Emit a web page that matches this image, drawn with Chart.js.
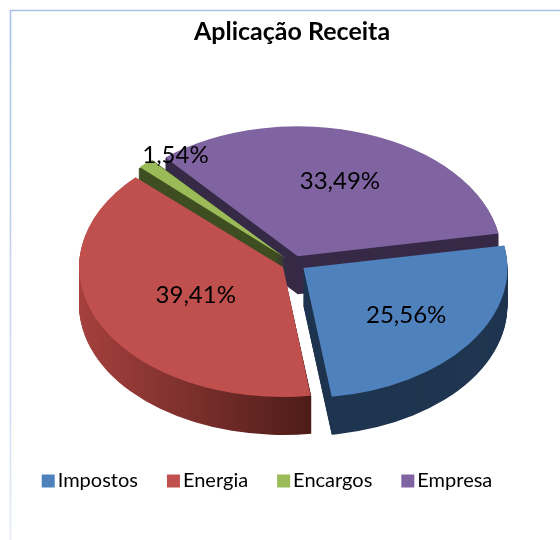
<!DOCTYPE html>
<html>
<head>
<meta charset="utf-8">
<style>html,body{margin:0;padding:0;background:#fff}canvas{display:block}</style>
<script src="https://cdn.jsdelivr.net/npm/chart.js@4/dist/chart.umd.min.js"></script>
</head>
<body>
<canvas id="c" width="560" height="540"></canvas>
<script>
const chartTitle = 'Aplicação Receita';
const categories = ['Impostos', 'Energia', 'Encargos', 'Empresa'];
const shares = [25.56, 39.41, 1.54, 33.49];
const topColors = ['#4f81bd', '#c0504d', '#9bbb59', '#8064a2'];
const sideColors = ['#1f3550', null, '#3f4f21', '#372a47'];
const labelRadii = [127, 98, 195, 125];
const labelAngleNudge = [0, 0, 9, 0];

const FONT = 'Lato';
const VIEW = { cx: 293.7, cy: 263.5, squash: 0.637, depth: 38, radius: 204, offset: 12, rotation: 80 };
const LEGEND_Y = 481, LEGEND_PADDING = 32, LEGEND_FONT = 20;

function arcsOf(chart) { return chart.getDatasetMeta(0).data; }
function midAngle(el) { return (el.startAngle + el.endAngle) / 2; }
function face(ctx, el, d) {
  ctx.translate(VIEW.cx, VIEW.cy + d);
  ctx.scale(1, VIEW.squash);
  ctx.translate(-el.x, -el.y);
}

const view3d = {
  id: 'view3d',
  // Chart.js moves an arc by offset / 4 and also widens it by offset / 4 * fix; undo the widening.
  afterDatasetsUpdate(chart) {
    arcsOf(chart).forEach((el) => {
      const fix = 1 - Math.sin(Math.min(Math.PI, el.circumference));
      el.outerRadius = VIEW.radius - VIEW.offset * fix;
    });
  },
  afterLayout(chart) {
    const shift = (box, dx, dy) => { box.left += dx; box.right += dx; box.top += dy; box.bottom += dy; };
    const lg = chart.legend, t = chart.titleBlock;
    shift(lg, -11.5, LEGEND_Y - LEGEND_PADDING - LEGEND_FONT / 2 - lg.top);
    lg.adjustHitBoxes();
    shift(t, 12, 32 - (t.top + t.bottom) / 2);
  },
  beforeDraw(chart) {
    const ctx = chart.ctx;
    ctx.save();
    ctx.fillStyle = '#fff';
    ctx.fillRect(0, 0, 560, 540);
    ctx.lineWidth = 1.6;
    ctx.strokeStyle = '#a8c1e4';
    ctx.beginPath(); ctx.moveTo(10, 10.5); ctx.lineTo(560, 10.5); ctx.stroke();
    const g = ctx.createLinearGradient(0, 10, 0, 540);
    g.addColorStop(0, '#a8c1e4'); g.addColorStop(1, '#e3e9f8');
    ctx.strokeStyle = g;
    ctx.beginPath(); ctx.moveTo(10.5, 10); ctx.lineTo(10.5, 540); ctx.stroke();
    ctx.restore();
  },
  beforeDatasetsDraw(chart) {
    const ctx = chart.ctx, arcs = arcsOf(chart);
    for (let i = arcs.length - 1; i >= 0; i--) {
      const el = arcs[i], m = midAngle(el);
      let fill = sideColors[i];
      if (!fill) {
        fill = ctx.createLinearGradient(el.x - 204, 0, el.x + 28, 0);
        fill.addColorStop(0, '#a5403d');
        fill.addColorStop(0.5, '#7a2f2c');
        fill.addColorStop(1, '#4e1c18');
      }
      for (let d = VIEW.depth; d >= 1; d--) {
        ctx.save();
        face(ctx, el, d);
        ctx.translate(Math.cos(m) * VIEW.offset, Math.sin(m) * VIEW.offset);
        ctx.fillStyle = fill;
        ctx.beginPath();
        ctx.moveTo(el.x, el.y);
        ctx.arc(el.x, el.y, VIEW.radius, el.startAngle, el.endAngle);
        ctx.closePath();
        ctx.fill();
        ctx.restore();
      }
    }
    ctx.save();
    face(ctx, arcs[0], 0);
  },
  afterDatasetsDraw(chart) { chart.ctx.restore(); },
  afterDraw(chart) {
    const ctx = chart.ctx, arcs = arcsOf(chart);
    ctx.save();
    ctx.fillStyle = '#000';
    ctx.font = '24px ' + FONT;
    ctx.textAlign = 'center';
    ctx.textBaseline = 'middle';
    arcs.forEach((el, i) => {
      const m = midAngle(el);
      const a = m + labelAngleNudge[i] * Math.PI / 180;
      const x = VIEW.cx + Math.cos(m) * VIEW.offset + Math.cos(a) * labelRadii[i];
      const y = VIEW.cy + (Math.sin(m) * VIEW.offset + Math.sin(a) * labelRadii[i]) * VIEW.squash;
      ctx.fillText(shares[i].toFixed(2).replace('.', ',') + '%', x, y);
    });
    chart.legend.legendHitBoxes.forEach((h, i) => {
      ctx.fillStyle = topColors[i];
      ctx.fillRect(h.left - 3, LEGEND_Y - 6.5, 13, 13);
    });
    ctx.restore();
  }
};

new Chart(document.getElementById('c'), {
  type: 'pie',
  plugins: [view3d],
  data: {
    labels: categories,
    datasets: [{
      data: shares,
      backgroundColor: topColors,
      borderWidth: 0,
      offset: VIEW.offset * 4,
      clip: false
    }]
  },
  options: {
    responsive: false,
    animation: false,
    radius: VIEW.radius,
    rotation: VIEW.rotation,
    plugins: {
      tooltip: { enabled: false },
      title: {
        display: true,
        text: chartTitle,
        color: '#000',
        font: { family: FONT, size: 25, weight: 'bold' },
        padding: 0
      },
      legend: {
        position: 'bottom',
        labels: {
          color: '#000',
          font: { family: FONT, size: LEGEND_FONT },
          boxWidth: 3,
          boxHeight: 13,
          padding: LEGEND_PADDING,
          generateLabels: (chart) => categories.map((name, i) => ({
            text: name,
            fillStyle: 'rgba(0,0,0,0)',
            strokeStyle: 'rgba(0,0,0,0)',
            lineWidth: 0,
            index: i
          }))
        }
      }
    }
  }
});
</script>
</body>
</html>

* * * *

● Set task
Images should not appear in the copy; retype the listing above exactly.

● Answer in full
Emit a web page that matches this image, drawn with Chart.js.
<!DOCTYPE html>
<html>
<head>
<meta charset="utf-8">
<style>html,body{margin:0;padding:0;background:#fff}canvas{display:block}</style>
<script src="https://cdn.jsdelivr.net/npm/chart.js@4/dist/chart.umd.min.js"></script>
</head>
<body>
<canvas id="c" width="560" height="540"></canvas>
<script>
const chartTitle = 'Aplicação Receita';
const categories = ['Impostos', 'Energia', 'Encargos', 'Empresa'];
const shares = [25.56, 39.41, 1.54, 33.49];
const topColors = ['#4f81bd', '#c0504d', '#9bbb59', '#8064a2'];
const sideColors = ['#1f3550', null, '#3f4f21', '#372a47'];
const labelRadii = [127, 98, 195, 125];
const labelAngleNudge = [0, 0, 9, 0];

const FONT = 'Lato';
const VIEW = { cx: 293.7, cy: 263.5, squash: 0.637, depth: 38, radius: 204, offset: 12, rotation: 80 };
const LEGEND_Y = 481, LEGEND_PADDING = 32, LEGEND_FONT = 20;

function arcsOf(chart) { return chart.getDatasetMeta(0).data; }
function midAngle(el) { return (el.startAngle + el.endAngle) / 2; }
function face(ctx, el, d) {
  ctx.translate(VIEW.cx, VIEW.cy + d);
  ctx.scale(1, VIEW.squash);
  ctx.translate(-el.x, -el.y);
}

const view3d = {
  id: 'view3d',
  // Chart.js moves an arc by offset / 4 and also widens it by offset / 4 * fix; undo the widening.
  afterDatasetsUpdate(chart) {
    arcsOf(chart).forEach((el) => {
      const fix = 1 - Math.sin(Math.min(Math.PI, el.circumference));
      el.outerRadius = VIEW.radius - VIEW.offset * fix;
    });
  },
  afterLayout(chart) {
    const shift = (box, dx, dy) => { box.left += dx; box.right += dx; box.top += dy; box.bottom += dy; };
    const lg = chart.legend, t = chart.titleBlock;
    shift(lg, -11.5, LEGEND_Y - LEGEND_PADDING - LEGEND_FONT / 2 - lg.top);
    lg.adjustHitBoxes();
    shift(t, 12, 32 - (t.top + t.bottom) / 2);
  },
  beforeDraw(chart) {
    const ctx = chart.ctx;
    ctx.save();
    ctx.fillStyle = '#fff';
    ctx.fillRect(0, 0, 560, 540);
    ctx.lineWidth = 1.6;
    ctx.strokeStyle = '#a8c1e4';
    ctx.beginPath(); ctx.moveTo(10, 10.5); ctx.lineTo(560, 10.5); ctx.stroke();
    const g = ctx.createLinearGradient(0, 10, 0, 540);
    g.addColorStop(0, '#a8c1e4'); g.addColorStop(1, '#e3e9f8');
    ctx.strokeStyle = g;
    ctx.beginPath(); ctx.moveTo(10.5, 10); ctx.lineTo(10.5, 540); ctx.stroke();
    ctx.restore();
  },
  beforeDatasetsDraw(chart) {
    const ctx = chart.ctx, arcs = arcsOf(chart);
    for (let i = arcs.length - 1; i >= 0; i--) {
      const el = arcs[i], m = midAngle(el);
      let fill = sideColors[i];
      if (!fill) {
        fill = ctx.createLinearGradient(el.x - 204, 0, el.x + 28, 0);
        fill.addColorStop(0, '#a5403d');
        fill.addColorStop(0.5, '#7a2f2c');
        fill.addColorStop(1, '#4e1c18');
      }
      for (let d = VIEW.depth; d >= 1; d--) {
        ctx.save();
        face(ctx, el, d);
        ctx.translate(Math.cos(m) * VIEW.offset, Math.sin(m) * VIEW.offset);
        ctx.fillStyle = fill;
        ctx.beginPath();
        ctx.moveTo(el.x, el.y);
        ctx.arc(el.x, el.y, VIEW.radius, el.startAngle, el.endAngle);
        ctx.closePath();
        ctx.fill();
        ctx.restore();
      }
    }
    ctx.save();
    face(ctx, arcs[0], 0);
  },
  afterDatasetsDraw(chart) { chart.ctx.restore(); },
  afterDraw(chart) {
    const ctx = chart.ctx, arcs = arcsOf(chart);
    ctx.save();
    ctx.fillStyle = '#000';
    ctx.font = '24px ' + FONT;
    ctx.textAlign = 'center';
    ctx.textBaseline = 'middle';
    arcs.forEach((el, i) => {
      const m = midAngle(el);
      const a = m + labelAngleNudge[i] * Math.PI / 180;
      const x = VIEW.cx + Math.cos(m) * VIEW.offset + Math.cos(a) * labelRadii[i];
      const y = VIEW.cy + (Math.sin(m) * VIEW.offset + Math.sin(a) * labelRadii[i]) * VIEW.squash;
      ctx.fillText(shares[i].toFixed(2).replace('.', ',') + '%', x, y);
    });
    chart.legend.legendHitBoxes.forEach((h, i) => {
      ctx.fillStyle = topColors[i];
      ctx.fillRect(h.left - 3, LEGEND_Y - 6.5, 13, 13);
    });
    ctx.restore();
  }
};

new Chart(document.getElementById('c'), {
  type: 'pie',
  plugins: [view3d],
  data: {
    labels: categories,
    datasets: [{
      data: shares,
      backgroundColor: topColors,
      borderWidth: 0,
      offset: VIEW.offset * 4,
      clip: false
    }]
  },
  options: {
    responsive: false,
    animation: false,
    radius: VIEW.radius,
    rotation: VIEW.rotation,
    plugins: {
      tooltip: { enabled: false },
      title: {
        display: true,
        text: chartTitle,
        color: '#000',
        font: { family: FONT, size: 25, weight: 'bold' },
        padding: 0
      },
      legend: {
        position: 'bottom',
        labels: {
          color: '#000',
          font: { family: FONT, size: LEGEND_FONT },
          boxWidth: 3,
          boxHeight: 13,
          padding: LEGEND_PADDING,
          generateLabels: (chart) => categories.map((name, i) => ({
            text: name,
            fillStyle: 'rgba(0,0,0,0)',
            strokeStyle: 'rgba(0,0,0,0)',
            lineWidth: 0,
            index: i
          }))
        }
      }
    }
  }
});
</script>
</body>
</html>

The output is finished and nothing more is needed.